Written exercise
Include in the output only the lines from the opening of the records through the line containing "Sneden & Lambert", each printed exactly; pictures are omitted.

** begin Data shown **

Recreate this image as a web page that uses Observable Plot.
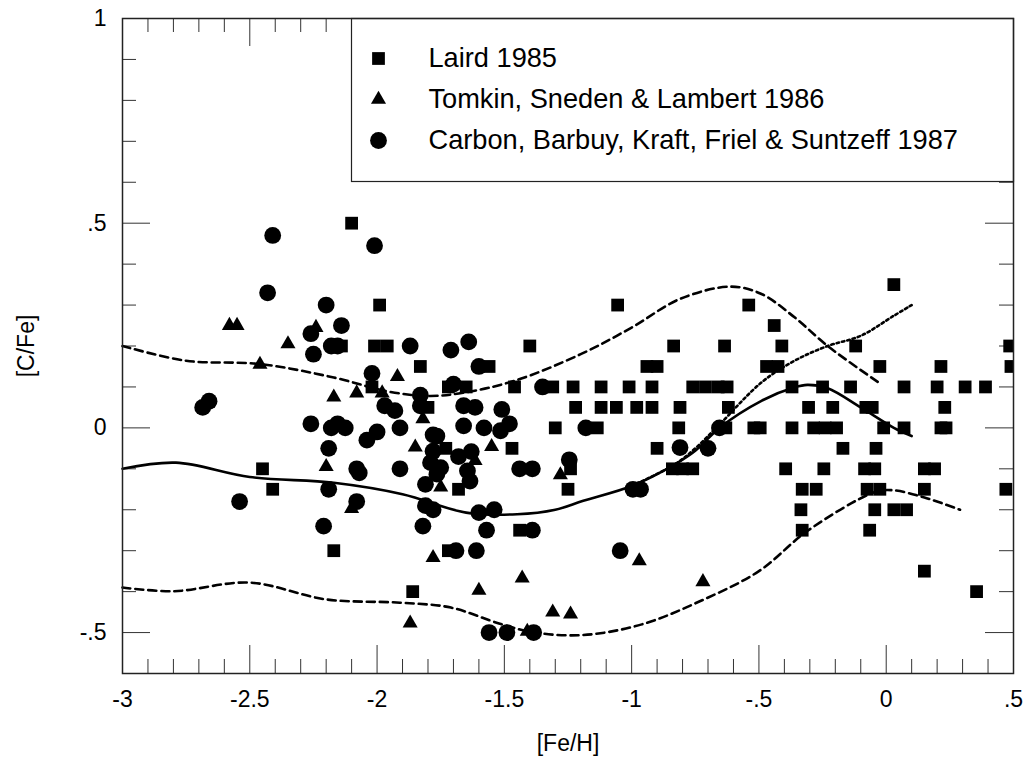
<!DOCTYPE html>
<html><head><meta charset="utf-8">
<script src="https://cdn.jsdelivr.net/npm/d3@7"></script>
<script src="https://cdn.jsdelivr.net/npm/@observablehq/plot@0.6"></script>
<style>body{margin:0;background:#fff}svg{display:block}</style>
</head><body><div id="chart"></div>
<script>
// ---- Data ----
const seriesNames = ["Laird 1985", "Tomkin, Sneden & Lambert 1986", "Carbon, Barbuy, Kraft, Friel & Suntzeff 1987"];

const lairdFeH = [-2.10,-1.99,-2.14,-2.01,-1.96,-2.02,-2.45,-2.41,-2.17,
  -1.83,-1.56,-1.72,-1.65,-1.46,-1.31,-1.23,-1.12,-1.01,-0.92,-0.76,-0.71,-0.66,-0.625,-0.37,-0.25,-0.14,0.07,0.20,0.31,0.39,
  -1.80,-1.22,-1.12,-1.06,-0.98,-0.92,-0.81,-0.62,-0.305,-0.21,-0.08,-0.055,0.23,
  -1.30,-1.135,-0.815,-0.63,-0.52,-0.495,-0.37,-0.285,-0.24,-0.195,-0.01,0.07,0.215,0.235,
  -1.73,-1.47,-0.90,-0.17,-0.04,
  -1.24,-0.84,-0.80,-0.76,-0.395,-0.245,-0.085,-0.045,0.15,0.19,
  -1.68,-1.25,-0.33,-0.275,-0.075,-0.025,0.15,0.47,
  -0.335,-0.045,0.03,0.08,
  -0.33,-0.065,-1.44,
  -1.72,-1.86,0.15,0.355,
  0.03,-0.54,-1.055,-0.44,
  -1.40,-0.835,-0.635,-0.41,-0.12,0.485,
  -0.94,-0.90,-0.47,-0.425,-0.025,0.215,0.49];
const lairdCFe = [0.50,0.30,0.20,0.20,0.20,0.10,-0.10,-0.15,-0.30,
  0.15,0.15,0.10,0.10,0.10,0.10,0.10,0.10,0.10,0.10,0.10,0.10,0.10,0.10,0.10,0.10,0.10,0.10,0.10,0.10,0.10,
  0.05,0.05,0.05,0.05,0.05,0.05,0.05,0.05,0.05,0.05,0.05,0.05,0.05,
  0,0,0,0,0,0,0,0,0,0,0,0,0,0,
  -0.05,-0.05,-0.05,-0.05,-0.05,
  -0.10,-0.10,-0.10,-0.10,-0.10,-0.10,-0.10,-0.10,-0.10,-0.10,
  -0.15,-0.15,-0.15,-0.15,-0.15,-0.15,-0.15,-0.15,
  -0.20,-0.20,-0.20,-0.20,
  -0.25,-0.25,-0.25,
  -0.30,-0.40,-0.35,-0.40,
  0.35,0.30,0.30,0.25,
  0.20,0.20,0.20,0.20,0.20,0.20,
  0.15,0.15,0.15,0.15,0.15,0.15,0.15];

const tomkinFeH = [-2.58,-2.55,-2.24,-2.35,-2.46,-1.92,-2.17,-2.08,-1.98,-1.82,-2.20,-2.10,-1.85,-1.55,-1.615,-1.75,-1.78,-1.60,-1.87,-1.43,-1.41,-1.31,-1.24,-1.28,-0.97,-0.72];
const tomkinCFe = [0.25,0.25,0.245,0.205,0.155,0.125,0.075,0.085,0.085,0.022,-0.095,-0.197,-0.047,-0.046,-0.08,-0.145,-0.317,-0.397,-0.477,-0.367,-0.497,-0.45,-0.455,-0.115,-0.325,-0.376];

const carbonFeH = [-2.41,-2.01,-2.43,-2.20,-2.14,-2.26,-2.18,-2.155,-2.25,-2.02,-1.97,-1.93,-2.685,-2.66,
  -2.26,-2.18,-2.155,-2.125,-2.04,-2.0,-1.91,-2.19,-2.08,-2.07,-1.91,-2.19,-2.54,-2.08,-2.21,
  -1.87,-1.71,-1.64,-1.60,-1.83,-1.70,-1.35,-1.83,-1.66,-1.615,-1.51,-1.66,-1.58,-1.48,-1.515,
  -1.78,-1.765,-1.78,-1.68,-1.63,-1.79,-1.75,-1.765,-1.645,-1.635,-1.81,-1.81,-1.78,-1.82,
  -1.60,-1.54,-1.57,-1.39,-1.44,-1.39,-1.69,-1.61,-1.56,-1.49,-1.385,
  -1.18,-1.245,-1.045,-0.995,-0.965,-0.81,-0.70,-0.655];
const carbonCFe = [0.47,0.445,0.33,0.30,0.25,0.23,0.20,0.20,0.18,0.133,0.054,0.042,0.05,0.065,
  0.01,0.0,0.01,0.0,-0.03,-0.01,0.0,-0.05,-0.10,-0.11,-0.10,-0.15,-0.18,-0.18,-0.24,
  0.20,0.19,0.21,0.15,0.08,0.107,0.10,0.054,0.054,0.05,0.045,0.005,0.0,0.01,-0.007,
  -0.017,-0.02,-0.057,-0.07,-0.058,-0.085,-0.097,-0.113,-0.105,-0.13,-0.138,-0.19,-0.20,-0.24,
  -0.207,-0.20,-0.25,-0.25,-0.10,-0.10,-0.30,-0.30,-0.50,-0.50,-0.50,
  0.0,-0.078,-0.30,-0.15,-0.15,-0.048,-0.05,0.0];

// curves
const meanFeH = [-3,-2.79,-2.5,-2.17,-1.9,-1.65,-1.45,-1.3,-1.19,-1.0,-0.83,-0.75,-0.655,-0.49,-0.36,-0.31,-0.23,-0.1,0.03,0.1];
const meanCFe = [-0.10,-0.085,-0.12,-0.134,-0.162,-0.207,-0.211,-0.20,-0.178,-0.142,-0.089,-0.056,0.0,0.066,0.099,0.105,0.097,0.05,0.0,-0.02];
const upperFeH = [-3,-2.75,-2.46,-2.17,-1.95,-1.79,-1.66,-1.46,-1.2,-1.0,-0.81,-0.61,-0.49,-0.36,-0.23,-0.03];
const upperCFe = [0.20,0.164,0.156,0.123,0.088,0.078,0.086,0.115,0.18,0.245,0.315,0.345,0.327,0.27,0.20,0.111];
const lowerFeH = [-3,-2.8,-2.5,-2.2,-1.91,-1.71,-1.51,-1.38,-1.19,-0.96,-0.73,-0.5,-0.31,-0.05,0.02,0.15,0.29];
const lowerCFe = [-0.39,-0.399,-0.378,-0.419,-0.427,-0.439,-0.48,-0.50,-0.506,-0.48,-0.423,-0.35,-0.252,-0.158,-0.152,-0.17,-0.20];
const dotFeH = [-1.0,-0.83,-0.75,-0.655,-0.49,-0.36,-0.23,-0.1,0.03,0.1];
const dotCFe = [-0.142,-0.089,-0.05,0.008,0.111,0.164,0.20,0.225,0.274,0.30];

// ticks
const xTicks = [-3,-2.5,-2,-1.5,-1,-0.5,0,0.5];
const xTickLabels = ["-3","-2.5","-2","-1.5","-1","-.5","0",".5"];
const yTicks = [-0.5,0,0.5,1];
const yTickLabels = ["-.5","0",".5","1"];
const xTopLong = [-2.5,-1.5,-0.5];

// ---- Build ----
const zip = (a,b) => a.map((v,i) => ({x: v, y: b[i]}));
const laird = zip(lairdFeH, lairdCFe);
const tomkin = zip(tomkinFeH, tomkinCFe);
const carbon = zip(carbonFeH, carbonCFe);
const mean = zip(meanFeH, meanCFe), upper = zip(upperFeH, upperCFe), lower = zip(lowerFeH, lowerCFe), dotted = zip(dotFeH, dotCFe);

const W = 1029, H = 758, mL = 122, mR = 16, mT = 18, mB = 85;
const xDom = [-3, 0.5], yDom = [-0.6, 1];
const pxX = (xDom[1]-xDom[0])/(W-mL-mR), pxY = (yDom[1]-yDom[0])/(H-mT-mB);
const minorX = d3.range(-29, 6).map(i => i/10);
const minorY = d3.range(-6, 11).map(i => i/10);
const S = 14, L = 28;
const tk = {stroke: "#333", strokeWidth: 1};
const font = "Liberation Sans, Arial, Helvetica, sans-serif";
const fs = 23;
const legendFs = 27.2;
const symR = {square: 7.2, triangle: 5.6, circle: 8.4};
const legendDy = [40, 81, 122];
const legendSym = ["square", "triangle", "circle"];

const chart = Plot.plot({
  width: W, height: H,
  marginLeft: mL, marginRight: mR, marginTop: mT, marginBottom: mB,
  style: {fontFamily: font, fontSize: fs + "px", background: "#fff", color: "#000"},
  x: {domain: xDom, axis: null},
  y: {domain: yDom, axis: null},
  marks: [
    // ticks (inward)
    Plot.ruleX(minorX, {x: d => d, y1: yDom[0], y2: d => yDom[0] + (xTicks.includes(d) ? L : S) * pxY, ...tk}),
    Plot.ruleX(minorX, {x: d => d, y1: yDom[1], y2: d => yDom[1] - (xTopLong.includes(d) ? L : S) * pxY, ...tk}),
    Plot.ruleY(minorY, {y: d => d, x1: xDom[0], x2: d => xDom[0] + (yTicks.includes(d) ? L : S) * pxX, ...tk}),
    Plot.ruleY(minorY, {y: d => d, x1: xDom[1], x2: d => xDom[1] - (yTicks.includes(d) ? L : S) * pxX, ...tk}),
    // tick labels
    Plot.text(xTicks, {x: d => d, text: (d, i) => xTickLabels[i], frameAnchor: "bottom", dy: 26, lineAnchor: "middle", textAnchor: "middle", fontSize: fs, fill: "#000"}),
    Plot.text(yTicks, {y: d => d, text: (d, i) => yTickLabels[i], frameAnchor: "left", dx: -16, lineAnchor: "middle", textAnchor: "end", fontSize: fs, fill: "#000"}),
    // curves
    Plot.line(mean, {x: "x", y: "y", curve: "catmull-rom", stroke: "#000", strokeWidth: 2.6}),
    Plot.line(upper, {x: "x", y: "y", curve: "catmull-rom", stroke: "#000", strokeWidth: 2.6, strokeDasharray: "8,5"}),
    Plot.line(lower, {x: "x", y: "y", curve: "catmull-rom", stroke: "#000", strokeWidth: 2.6, strokeDasharray: "8,5"}),
    Plot.line(dotted, {x: "x", y: "y", curve: "catmull-rom", stroke: "#000", strokeWidth: 2.6, strokeDasharray: "2.5,3"}),
    // points
    Plot.dot(laird, {x: "x", y: "y", symbol: "square", r: symR.square, fill: "#000", stroke: "none", clip: true}),
    Plot.dot(tomkin, {x: "x", y: "y", symbol: "triangle", r: symR.triangle, fill: "#000", stroke: "none", clip: true}),
    Plot.dot(carbon, {x: "x", y: "y", symbol: "circle", r: symR.circle, fill: "#000", stroke: "none", clip: true}),
    // legend
    Plot.frame({fill: "#fff", stroke: "#222", strokeWidth: 1.2, insetLeft: 229, insetBottom: 492}),
    ...seriesNames.map((name, i) => Plot.dot([name], {frameAnchor: "top-left", dx: 256, dy: legendDy[i], symbol: legendSym[i], r: symR[legendSym[i]], fill: "#000", stroke: "none"})),
    ...seriesNames.map((name, i) => Plot.text([name], {text: d => d, frameAnchor: "top-left", dx: 306, dy: legendDy[i], textAnchor: "start", lineAnchor: "middle", fontSize: legendFs, fill: "#000"})),
    // frame & axis titles
    Plot.frame({stroke: "#222", strokeWidth: 1.5}),
    Plot.text(["[Fe/H]"], {text: d => d, frameAnchor: "bottom", dy: 70, lineAnchor: "middle", textAnchor: "middle", fontSize: fs, fill: "#000"}),
    Plot.text(["[C/Fe]"], {text: d => d, frameAnchor: "left", dx: -96, rotate: -90, textAnchor: "middle", lineAnchor: "middle", fontSize: fs, fill: "#000"})
  ]
});
document.getElementById("chart").appendChild(chart);
</script></body></html>
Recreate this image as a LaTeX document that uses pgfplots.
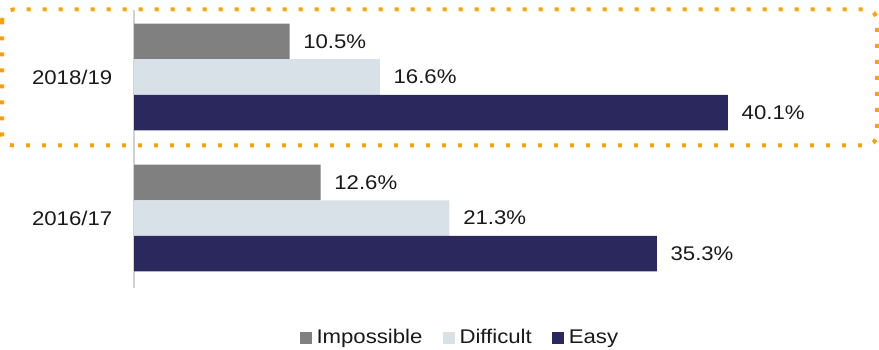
\documentclass[border=0pt]{standalone}
\usepackage{fontspec}
\setmainfont{Liberation Sans}[FakeStretch=1.12]
\usepackage{pgfplots}
\pgfplotsset{compat=1.18}
\definecolor{cimp}{RGB}{128,128,128}
\definecolor{cdif}{RGB}{217,225,232}
\definecolor{ceasy}{RGB}{43,40,94}
\definecolor{corange}{RGB}{255,160,10}
\definecolor{ctext}{RGB}{25,25,25}
\definecolor{caxis}{RGB}{210,210,210}
\begin{document}
\fontsize{19.8pt}{23pt}\selectfont
\color{ctext}
\begin{tikzpicture}
\path[use as bounding box] (0pt,0pt) rectangle (879pt,-350pt);
\begin{axis}[
  at={(134pt,-288pt)}, anchor=south west,
  scale only axis, width=740.5pt, height=278pt,
  xmin=0, xmax=50, ymin=-0.496, ymax=1.475,
  axis x line=none, axis y line*=left,
  y axis line style={draw=caxis, line width=1.6pt},
  ytick={0,1}, yticklabels={2016/17,2018/19},
  major tick length=0pt,
  yticklabel style={xshift=-15pt, text=ctext},
  xbar, bar width=0.252,
  point meta=explicit symbolic,
  nodes near coords,
  nodes near coords style={anchor=west, xshift=7pt, text=ctext},
  clip=false,
  legend columns=-1,
  legend style={at={(0.44,-0.18)}, anchor=center, draw=none, fill=none,
    /tikz/every even column/.append style={column sep=18pt}},
  legend image code/.code={\fill[#1] (0pt,-6pt) rectangle (12pt,6pt); \path (15pt,0pt);},
]
\addplot[fill=cimp, draw=none, bar shift=0.252] coordinates {(12.6,0) [12.6\%] (10.5,1) [10.5\%]};
\addplot[fill=cdif, draw=none, bar shift=0] coordinates {(21.3,0) [21.3\%] (16.6,1) [16.6\%]};
\addplot[fill=ceasy, draw=none, bar shift=-0.252] coordinates {(35.3,0) [35.3\%] (40.1,1) [40.1\%]};
\legend{Impossible,Difficult,Easy}
\end{axis}
\draw[corange, line width=4pt, dash pattern=on 4pt off 12pt, rounded corners=11pt]
  (2pt,-9.5pt) rectangle (877pt,-145.5pt);
\end{tikzpicture}
\end{document}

** end Data shown **

Exercise response
Recreate this image as a web page that uses Observable Plot.
<!DOCTYPE html>
<html><head><meta charset="utf-8">
<script src="https://cdn.jsdelivr.net/npm/d3@7"></script>
<script src="https://cdn.jsdelivr.net/npm/@observablehq/plot@0.6"></script>
<style>body{margin:0;background:#fff}svg{display:block}</style>
</head><body><div id="chart"></div>
<script>
// ---- Data ----
const seriesNames = ["Laird 1985", "Tomkin, Sneden & Lambert 1986", "Carbon, Barbuy, Kraft, Friel & Suntzeff 1987"];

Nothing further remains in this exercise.